## Begin

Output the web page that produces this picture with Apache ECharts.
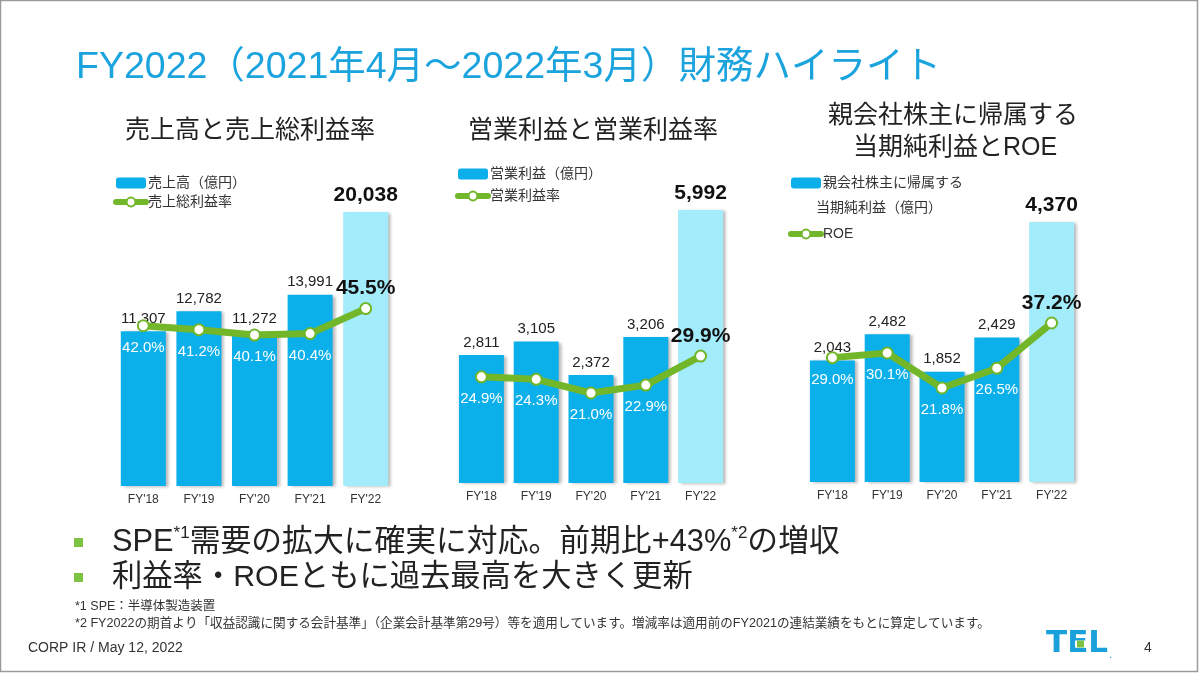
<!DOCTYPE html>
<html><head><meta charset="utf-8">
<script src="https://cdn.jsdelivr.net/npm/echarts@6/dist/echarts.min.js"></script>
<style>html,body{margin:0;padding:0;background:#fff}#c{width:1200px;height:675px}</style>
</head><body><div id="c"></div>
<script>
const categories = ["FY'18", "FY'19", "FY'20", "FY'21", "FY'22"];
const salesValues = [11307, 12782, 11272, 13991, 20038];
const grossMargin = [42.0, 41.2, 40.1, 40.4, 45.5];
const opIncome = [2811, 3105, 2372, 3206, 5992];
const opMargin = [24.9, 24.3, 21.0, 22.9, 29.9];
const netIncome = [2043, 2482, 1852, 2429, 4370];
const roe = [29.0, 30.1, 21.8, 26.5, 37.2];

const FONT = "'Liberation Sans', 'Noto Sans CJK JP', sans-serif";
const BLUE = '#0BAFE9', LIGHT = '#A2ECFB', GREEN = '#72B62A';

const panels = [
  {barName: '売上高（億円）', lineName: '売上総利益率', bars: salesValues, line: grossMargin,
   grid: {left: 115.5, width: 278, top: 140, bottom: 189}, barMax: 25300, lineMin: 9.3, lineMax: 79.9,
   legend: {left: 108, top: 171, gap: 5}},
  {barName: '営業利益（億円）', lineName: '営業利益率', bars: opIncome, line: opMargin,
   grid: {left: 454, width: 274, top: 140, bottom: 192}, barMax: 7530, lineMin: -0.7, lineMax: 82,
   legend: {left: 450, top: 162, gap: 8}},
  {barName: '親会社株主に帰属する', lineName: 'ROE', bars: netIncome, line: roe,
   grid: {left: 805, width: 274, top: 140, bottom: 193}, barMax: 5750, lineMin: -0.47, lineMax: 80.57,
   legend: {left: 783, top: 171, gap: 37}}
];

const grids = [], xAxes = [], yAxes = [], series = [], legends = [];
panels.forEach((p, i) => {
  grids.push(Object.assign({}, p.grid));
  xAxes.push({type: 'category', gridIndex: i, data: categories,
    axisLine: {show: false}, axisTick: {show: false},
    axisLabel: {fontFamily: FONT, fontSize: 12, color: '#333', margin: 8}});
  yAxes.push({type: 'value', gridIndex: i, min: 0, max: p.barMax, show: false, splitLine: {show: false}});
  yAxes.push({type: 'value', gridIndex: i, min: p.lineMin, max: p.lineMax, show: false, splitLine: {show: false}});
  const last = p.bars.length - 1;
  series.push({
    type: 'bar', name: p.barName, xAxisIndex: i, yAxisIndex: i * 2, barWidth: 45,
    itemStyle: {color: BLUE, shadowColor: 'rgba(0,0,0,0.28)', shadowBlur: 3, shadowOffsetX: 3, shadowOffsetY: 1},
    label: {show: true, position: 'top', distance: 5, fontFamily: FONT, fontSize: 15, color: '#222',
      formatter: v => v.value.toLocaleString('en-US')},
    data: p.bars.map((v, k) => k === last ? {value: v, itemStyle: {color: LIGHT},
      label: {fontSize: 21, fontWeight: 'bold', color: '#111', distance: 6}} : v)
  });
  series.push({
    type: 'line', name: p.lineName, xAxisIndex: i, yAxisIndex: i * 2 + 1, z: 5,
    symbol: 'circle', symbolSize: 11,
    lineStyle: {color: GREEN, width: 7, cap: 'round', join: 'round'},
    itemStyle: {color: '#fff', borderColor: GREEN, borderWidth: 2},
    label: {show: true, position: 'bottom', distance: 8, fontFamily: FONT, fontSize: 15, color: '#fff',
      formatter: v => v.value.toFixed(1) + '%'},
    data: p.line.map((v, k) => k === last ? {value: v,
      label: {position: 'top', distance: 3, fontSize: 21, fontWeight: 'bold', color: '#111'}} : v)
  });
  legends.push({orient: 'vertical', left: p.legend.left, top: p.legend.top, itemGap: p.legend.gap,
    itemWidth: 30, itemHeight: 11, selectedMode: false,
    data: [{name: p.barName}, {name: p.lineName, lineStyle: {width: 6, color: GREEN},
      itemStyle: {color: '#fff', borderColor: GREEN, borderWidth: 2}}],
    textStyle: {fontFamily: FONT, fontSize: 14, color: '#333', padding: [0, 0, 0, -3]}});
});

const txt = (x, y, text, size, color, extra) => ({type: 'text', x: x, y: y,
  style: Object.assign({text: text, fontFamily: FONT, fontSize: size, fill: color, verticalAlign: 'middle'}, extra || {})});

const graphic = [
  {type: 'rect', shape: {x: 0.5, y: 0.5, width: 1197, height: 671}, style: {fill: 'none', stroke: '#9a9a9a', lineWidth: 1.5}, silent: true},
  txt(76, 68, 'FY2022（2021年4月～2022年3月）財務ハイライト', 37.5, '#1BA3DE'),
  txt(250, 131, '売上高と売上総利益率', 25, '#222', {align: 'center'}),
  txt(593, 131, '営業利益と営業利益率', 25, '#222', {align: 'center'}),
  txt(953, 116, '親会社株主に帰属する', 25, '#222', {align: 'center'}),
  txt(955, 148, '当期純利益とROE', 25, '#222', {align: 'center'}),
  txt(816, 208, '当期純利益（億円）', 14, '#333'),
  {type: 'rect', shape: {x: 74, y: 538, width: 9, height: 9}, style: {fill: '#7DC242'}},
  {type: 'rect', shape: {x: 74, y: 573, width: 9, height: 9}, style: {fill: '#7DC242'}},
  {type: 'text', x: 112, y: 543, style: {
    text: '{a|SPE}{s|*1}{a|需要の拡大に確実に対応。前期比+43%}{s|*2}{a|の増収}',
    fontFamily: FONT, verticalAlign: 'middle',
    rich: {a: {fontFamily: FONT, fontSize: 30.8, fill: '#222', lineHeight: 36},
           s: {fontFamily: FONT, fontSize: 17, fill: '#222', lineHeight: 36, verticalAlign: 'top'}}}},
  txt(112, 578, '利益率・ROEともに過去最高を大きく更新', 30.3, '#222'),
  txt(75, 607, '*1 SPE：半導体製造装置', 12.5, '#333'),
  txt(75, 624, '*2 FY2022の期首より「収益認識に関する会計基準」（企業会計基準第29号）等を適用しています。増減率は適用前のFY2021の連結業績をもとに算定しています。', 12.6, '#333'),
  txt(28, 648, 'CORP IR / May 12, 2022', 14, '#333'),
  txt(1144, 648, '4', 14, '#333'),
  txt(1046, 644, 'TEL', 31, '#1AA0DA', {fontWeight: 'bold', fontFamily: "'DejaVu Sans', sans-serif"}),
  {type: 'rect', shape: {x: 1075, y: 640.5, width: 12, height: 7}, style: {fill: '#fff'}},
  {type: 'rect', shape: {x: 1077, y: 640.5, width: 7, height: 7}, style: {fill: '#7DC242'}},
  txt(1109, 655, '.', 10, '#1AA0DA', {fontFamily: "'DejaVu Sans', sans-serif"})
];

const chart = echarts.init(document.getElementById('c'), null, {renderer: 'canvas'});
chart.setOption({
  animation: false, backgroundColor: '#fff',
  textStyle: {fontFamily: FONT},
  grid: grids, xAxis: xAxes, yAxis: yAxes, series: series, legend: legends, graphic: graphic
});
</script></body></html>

## End

*REQUIRED WORK:* Pictures excluded, repeat exactly the lines from the top of the material through the line with "const BLUE = '#0BAFE9', LIGHT", including both of those lines.

*RESULT OF THE EXERCISE:*
Output the web page that produces this picture with Apache ECharts.
<!DOCTYPE html>
<html><head><meta charset="utf-8">
<script src="https://cdn.jsdelivr.net/npm/echarts@6/dist/echarts.min.js"></script>
<style>html,body{margin:0;padding:0;background:#fff}#c{width:1200px;height:675px}</style>
</head><body><div id="c"></div>
<script>
const categories = ["FY'18", "FY'19", "FY'20", "FY'21", "FY'22"];
const salesValues = [11307, 12782, 11272, 13991, 20038];
const grossMargin = [42.0, 41.2, 40.1, 40.4, 45.5];
const opIncome = [2811, 3105, 2372, 3206, 5992];
const opMargin = [24.9, 24.3, 21.0, 22.9, 29.9];
const netIncome = [2043, 2482, 1852, 2429, 4370];
const roe = [29.0, 30.1, 21.8, 26.5, 37.2];

const FONT = "'Liberation Sans', 'Noto Sans CJK JP', sans-serif";
const BLUE = '#0BAFE9', LIGHT = '#A2ECFB', GREEN = '#72B62A';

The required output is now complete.